According to Michael Frisch, the obligation of modern urban history museums is to accurately interpret the diversity and often conflicting public constituencies. There is a need to develop and display collections and to focus on broader “didactic or thematic historical concepts.” How can museums interpret social history in relation to the larger “currents of change?” Frisch discusses the complex issues in the planning stages of South Street Seaport Museum in New York City. The Port of New York represents a larger view than an interpretation of social history could provide, and that a more holistic approach was necessary such as a “historical ecology, a city-building force, and an element in the complex web of world economic and political relationships.” He further states most of the planning group (consisting of twenty historians) “sensed that the proper target of interpretation would be found at the intersection of two axes: one involves the way in which individual experience and local structures can be related to broad-scale systemic changes, and the other involves the way in which the past’s relation to the present can be understood and expressed, that paradox by which people need to find the past recognizable, as textured and as human as the present, in order to appreciate its complexity and reality, while at the same time they need to appreciate that history means differences as well–in how things worked, how people lived and thought, and what they valued.” Using this concept, “an exhibit strategy would have a chance to present a very different conception of what and who was relevant to the history of New York Port and what that had to contribute to an understanding of the present.”
According to Warren Leon and Margaret Piatt, Americans prefer to watch and interact with historical interpreters than read museum labels. Living history museums can provide the public with odor, color, taste, texture, and sound and as a result will remain popular for some time. Leon and Piatt review the advantages and disadvantages of this type of interpretation.
In the 1980s museums have attempted to confront sensitive issues that have previously been avoided. Conner Prairie recreated funerals, temperance meetings, and pauper auctions. Old Sturbridge Village looked at the conflict over slavery and the anti-slavery movement, and used the venue of town hall meetings to illustrate the deep division in the community.
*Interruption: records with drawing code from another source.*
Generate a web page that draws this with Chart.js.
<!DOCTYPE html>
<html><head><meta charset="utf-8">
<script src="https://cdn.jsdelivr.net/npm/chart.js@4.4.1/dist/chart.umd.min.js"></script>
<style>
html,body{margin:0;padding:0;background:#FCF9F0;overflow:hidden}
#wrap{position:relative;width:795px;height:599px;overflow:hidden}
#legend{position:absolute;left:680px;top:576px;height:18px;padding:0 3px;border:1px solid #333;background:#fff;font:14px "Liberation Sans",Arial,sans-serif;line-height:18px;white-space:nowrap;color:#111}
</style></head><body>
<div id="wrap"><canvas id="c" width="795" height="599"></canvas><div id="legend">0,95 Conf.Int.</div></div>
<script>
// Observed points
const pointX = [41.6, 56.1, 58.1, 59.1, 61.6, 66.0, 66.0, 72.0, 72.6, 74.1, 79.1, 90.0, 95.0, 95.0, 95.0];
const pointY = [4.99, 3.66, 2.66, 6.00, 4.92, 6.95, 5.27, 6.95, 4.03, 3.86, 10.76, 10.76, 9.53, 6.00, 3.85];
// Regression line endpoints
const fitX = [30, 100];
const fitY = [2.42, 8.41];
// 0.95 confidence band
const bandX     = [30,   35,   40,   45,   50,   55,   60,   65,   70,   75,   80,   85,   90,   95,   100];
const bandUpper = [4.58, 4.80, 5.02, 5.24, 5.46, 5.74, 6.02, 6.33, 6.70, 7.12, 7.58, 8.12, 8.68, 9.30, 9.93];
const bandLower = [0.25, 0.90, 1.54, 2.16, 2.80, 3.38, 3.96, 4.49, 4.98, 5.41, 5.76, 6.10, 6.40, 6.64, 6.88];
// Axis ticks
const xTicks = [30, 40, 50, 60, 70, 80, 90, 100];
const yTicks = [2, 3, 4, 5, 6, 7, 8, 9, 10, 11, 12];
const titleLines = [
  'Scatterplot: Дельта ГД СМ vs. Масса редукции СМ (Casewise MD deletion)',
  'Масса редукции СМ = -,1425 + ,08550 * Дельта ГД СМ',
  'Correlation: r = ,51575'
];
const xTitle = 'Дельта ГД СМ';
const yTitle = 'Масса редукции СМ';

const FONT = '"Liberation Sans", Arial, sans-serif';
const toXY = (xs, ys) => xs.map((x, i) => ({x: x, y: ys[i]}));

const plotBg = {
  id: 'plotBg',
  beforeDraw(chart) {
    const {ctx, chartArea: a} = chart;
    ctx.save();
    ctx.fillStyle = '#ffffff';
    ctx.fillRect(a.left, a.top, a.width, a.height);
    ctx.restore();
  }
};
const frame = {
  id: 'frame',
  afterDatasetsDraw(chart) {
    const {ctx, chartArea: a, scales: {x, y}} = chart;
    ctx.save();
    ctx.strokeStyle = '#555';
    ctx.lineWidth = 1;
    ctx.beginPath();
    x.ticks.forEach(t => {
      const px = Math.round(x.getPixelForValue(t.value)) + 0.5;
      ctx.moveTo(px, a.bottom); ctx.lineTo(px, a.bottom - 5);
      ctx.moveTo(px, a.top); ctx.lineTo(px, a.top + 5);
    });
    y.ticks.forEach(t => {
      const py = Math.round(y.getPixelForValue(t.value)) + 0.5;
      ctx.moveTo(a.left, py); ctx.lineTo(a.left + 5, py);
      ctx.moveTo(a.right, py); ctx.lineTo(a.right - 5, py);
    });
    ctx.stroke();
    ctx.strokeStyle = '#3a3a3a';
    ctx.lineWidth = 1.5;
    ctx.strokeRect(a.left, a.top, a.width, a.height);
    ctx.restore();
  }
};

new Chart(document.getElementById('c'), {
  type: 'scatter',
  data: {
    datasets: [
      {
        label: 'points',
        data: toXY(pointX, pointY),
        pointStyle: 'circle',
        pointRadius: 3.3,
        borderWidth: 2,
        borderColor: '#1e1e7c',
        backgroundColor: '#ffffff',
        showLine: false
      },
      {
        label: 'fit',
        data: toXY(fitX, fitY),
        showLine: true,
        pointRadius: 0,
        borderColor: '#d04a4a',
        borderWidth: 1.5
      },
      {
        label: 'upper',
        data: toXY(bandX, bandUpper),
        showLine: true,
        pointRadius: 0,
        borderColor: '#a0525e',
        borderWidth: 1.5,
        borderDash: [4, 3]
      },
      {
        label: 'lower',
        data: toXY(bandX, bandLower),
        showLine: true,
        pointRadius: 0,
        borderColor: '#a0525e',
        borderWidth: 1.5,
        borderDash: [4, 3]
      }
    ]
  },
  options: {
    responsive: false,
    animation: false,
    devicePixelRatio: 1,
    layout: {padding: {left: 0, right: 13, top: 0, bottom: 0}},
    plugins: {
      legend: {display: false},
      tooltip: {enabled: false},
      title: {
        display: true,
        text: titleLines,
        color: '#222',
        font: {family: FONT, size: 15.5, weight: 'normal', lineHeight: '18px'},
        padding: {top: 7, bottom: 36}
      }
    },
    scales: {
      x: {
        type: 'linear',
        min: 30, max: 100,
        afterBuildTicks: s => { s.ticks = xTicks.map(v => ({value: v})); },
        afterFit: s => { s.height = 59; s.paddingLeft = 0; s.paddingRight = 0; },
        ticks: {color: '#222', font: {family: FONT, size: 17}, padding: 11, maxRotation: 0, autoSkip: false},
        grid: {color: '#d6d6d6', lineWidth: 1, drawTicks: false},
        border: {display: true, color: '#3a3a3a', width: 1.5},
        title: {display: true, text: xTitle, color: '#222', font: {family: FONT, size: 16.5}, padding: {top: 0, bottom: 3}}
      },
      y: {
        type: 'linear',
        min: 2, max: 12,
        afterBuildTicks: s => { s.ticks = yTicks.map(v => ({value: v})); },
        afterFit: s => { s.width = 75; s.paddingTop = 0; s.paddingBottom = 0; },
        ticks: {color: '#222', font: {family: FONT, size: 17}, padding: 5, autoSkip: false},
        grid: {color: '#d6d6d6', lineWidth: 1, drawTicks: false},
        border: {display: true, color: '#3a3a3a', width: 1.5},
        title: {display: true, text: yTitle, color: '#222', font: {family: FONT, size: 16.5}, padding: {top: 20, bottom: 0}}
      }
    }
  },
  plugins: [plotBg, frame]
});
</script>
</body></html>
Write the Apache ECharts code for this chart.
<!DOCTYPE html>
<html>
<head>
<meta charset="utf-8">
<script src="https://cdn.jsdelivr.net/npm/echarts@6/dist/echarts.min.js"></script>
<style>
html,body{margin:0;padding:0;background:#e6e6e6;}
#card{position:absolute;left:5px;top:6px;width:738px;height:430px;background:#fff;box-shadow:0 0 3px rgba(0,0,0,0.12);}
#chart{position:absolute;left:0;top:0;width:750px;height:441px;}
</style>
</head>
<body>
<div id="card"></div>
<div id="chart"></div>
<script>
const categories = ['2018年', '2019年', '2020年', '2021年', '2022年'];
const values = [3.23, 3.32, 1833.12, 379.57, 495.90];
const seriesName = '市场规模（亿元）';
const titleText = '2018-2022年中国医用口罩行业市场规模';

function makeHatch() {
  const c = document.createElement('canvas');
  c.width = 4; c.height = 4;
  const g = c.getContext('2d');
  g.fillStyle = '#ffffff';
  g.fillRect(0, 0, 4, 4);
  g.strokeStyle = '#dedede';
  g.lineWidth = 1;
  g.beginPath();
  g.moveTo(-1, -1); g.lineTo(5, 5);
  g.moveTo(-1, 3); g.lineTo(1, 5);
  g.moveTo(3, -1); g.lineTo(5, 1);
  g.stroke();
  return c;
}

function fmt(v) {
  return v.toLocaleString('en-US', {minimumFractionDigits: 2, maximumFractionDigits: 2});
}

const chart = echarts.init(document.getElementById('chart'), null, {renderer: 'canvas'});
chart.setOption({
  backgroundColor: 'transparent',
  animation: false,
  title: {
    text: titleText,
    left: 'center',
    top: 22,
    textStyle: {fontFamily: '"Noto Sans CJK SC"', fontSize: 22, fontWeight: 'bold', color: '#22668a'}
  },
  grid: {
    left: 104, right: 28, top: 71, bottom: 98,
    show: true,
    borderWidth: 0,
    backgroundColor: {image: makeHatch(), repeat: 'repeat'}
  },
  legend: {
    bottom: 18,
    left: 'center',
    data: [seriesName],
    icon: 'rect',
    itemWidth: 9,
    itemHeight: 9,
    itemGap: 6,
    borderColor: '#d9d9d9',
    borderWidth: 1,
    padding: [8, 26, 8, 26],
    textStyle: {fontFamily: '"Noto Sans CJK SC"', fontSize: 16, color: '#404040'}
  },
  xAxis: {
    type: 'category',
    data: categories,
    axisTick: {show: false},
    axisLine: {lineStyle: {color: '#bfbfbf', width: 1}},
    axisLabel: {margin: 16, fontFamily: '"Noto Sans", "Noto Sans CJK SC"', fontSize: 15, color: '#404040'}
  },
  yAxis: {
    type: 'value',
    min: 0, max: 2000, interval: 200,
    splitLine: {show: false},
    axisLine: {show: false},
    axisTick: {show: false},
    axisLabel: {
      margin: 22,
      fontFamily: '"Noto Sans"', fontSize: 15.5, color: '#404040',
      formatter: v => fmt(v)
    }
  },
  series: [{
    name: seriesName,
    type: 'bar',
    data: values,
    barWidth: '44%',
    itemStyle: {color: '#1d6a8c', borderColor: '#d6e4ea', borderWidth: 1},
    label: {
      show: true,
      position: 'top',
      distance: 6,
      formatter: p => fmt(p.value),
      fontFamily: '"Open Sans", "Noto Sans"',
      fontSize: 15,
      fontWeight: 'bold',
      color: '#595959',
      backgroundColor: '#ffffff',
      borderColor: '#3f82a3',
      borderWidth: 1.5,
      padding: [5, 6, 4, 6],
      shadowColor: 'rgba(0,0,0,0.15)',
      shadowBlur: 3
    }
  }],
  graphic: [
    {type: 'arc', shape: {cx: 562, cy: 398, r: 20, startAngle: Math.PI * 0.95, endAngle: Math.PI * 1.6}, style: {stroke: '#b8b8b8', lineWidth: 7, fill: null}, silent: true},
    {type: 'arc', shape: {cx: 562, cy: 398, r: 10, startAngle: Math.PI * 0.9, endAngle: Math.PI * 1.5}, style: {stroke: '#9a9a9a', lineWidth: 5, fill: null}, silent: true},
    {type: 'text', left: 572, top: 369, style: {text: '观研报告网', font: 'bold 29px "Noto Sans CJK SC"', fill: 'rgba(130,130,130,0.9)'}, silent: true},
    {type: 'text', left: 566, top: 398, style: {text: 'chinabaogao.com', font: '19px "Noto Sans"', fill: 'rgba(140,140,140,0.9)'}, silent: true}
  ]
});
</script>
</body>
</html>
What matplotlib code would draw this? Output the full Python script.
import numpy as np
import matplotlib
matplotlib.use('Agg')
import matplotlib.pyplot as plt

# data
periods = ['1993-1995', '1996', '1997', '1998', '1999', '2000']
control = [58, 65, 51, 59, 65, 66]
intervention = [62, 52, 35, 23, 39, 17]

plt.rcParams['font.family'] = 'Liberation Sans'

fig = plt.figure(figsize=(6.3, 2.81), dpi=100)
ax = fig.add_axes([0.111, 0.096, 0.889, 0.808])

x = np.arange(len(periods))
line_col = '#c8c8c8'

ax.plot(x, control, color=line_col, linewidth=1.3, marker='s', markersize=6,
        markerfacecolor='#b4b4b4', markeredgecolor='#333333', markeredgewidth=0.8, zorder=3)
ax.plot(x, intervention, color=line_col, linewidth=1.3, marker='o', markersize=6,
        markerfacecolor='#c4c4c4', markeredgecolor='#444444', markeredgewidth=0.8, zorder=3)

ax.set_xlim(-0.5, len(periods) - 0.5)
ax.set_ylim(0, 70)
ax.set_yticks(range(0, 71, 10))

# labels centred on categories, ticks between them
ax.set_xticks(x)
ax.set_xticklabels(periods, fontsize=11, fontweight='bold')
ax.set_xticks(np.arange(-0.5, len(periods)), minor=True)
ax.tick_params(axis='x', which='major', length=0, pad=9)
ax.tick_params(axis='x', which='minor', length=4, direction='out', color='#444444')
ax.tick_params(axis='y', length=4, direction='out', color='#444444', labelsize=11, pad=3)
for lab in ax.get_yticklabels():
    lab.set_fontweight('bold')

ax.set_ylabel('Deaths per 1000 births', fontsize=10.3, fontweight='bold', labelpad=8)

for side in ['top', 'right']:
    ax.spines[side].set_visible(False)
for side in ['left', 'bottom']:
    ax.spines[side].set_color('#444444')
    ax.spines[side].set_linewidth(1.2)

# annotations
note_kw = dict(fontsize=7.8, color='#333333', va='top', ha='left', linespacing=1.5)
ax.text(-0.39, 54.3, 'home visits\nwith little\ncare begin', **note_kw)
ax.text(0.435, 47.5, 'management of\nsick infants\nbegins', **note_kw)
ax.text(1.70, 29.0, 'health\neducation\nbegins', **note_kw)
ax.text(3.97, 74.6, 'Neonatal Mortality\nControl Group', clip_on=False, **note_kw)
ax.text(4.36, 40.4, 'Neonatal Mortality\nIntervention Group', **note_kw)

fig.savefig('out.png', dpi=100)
Throughout the writings in this book the authors have included major emphasis on historical scholarship and the absence of it in exhibitions. For example, there has been an increase in the study of women’s history, however, there are many aspects of gender and sexual conflict that are avoided.
Many museums have a constituency to please. The “take” at the door may determine the existence of the museum. Unfortunately, there may be an unrecognized need for “show time” and an aggressive exhibition schedule that may not allow adequate time to thoroughly research the history of the particular time or subject, or the time it takes for brainstorming and considering sensitive issues in order to provide the most accurate interpretation.
History Museums in the United States: a Critical Assessment, should be read by every museum professional, and be required reading in museology classes. It is an invaluable tool for self-study, as well as providing a reality check asking the question “Are museums accurately interpreting history and are visitors leaving exhibits with an understanding of that history?”
Or, are our exhibits influenced by politics and financing? The purpose of this book is not to induce defensive or judgmental reactions but to serve as a tool to evaluate and reassess how museums interpret history.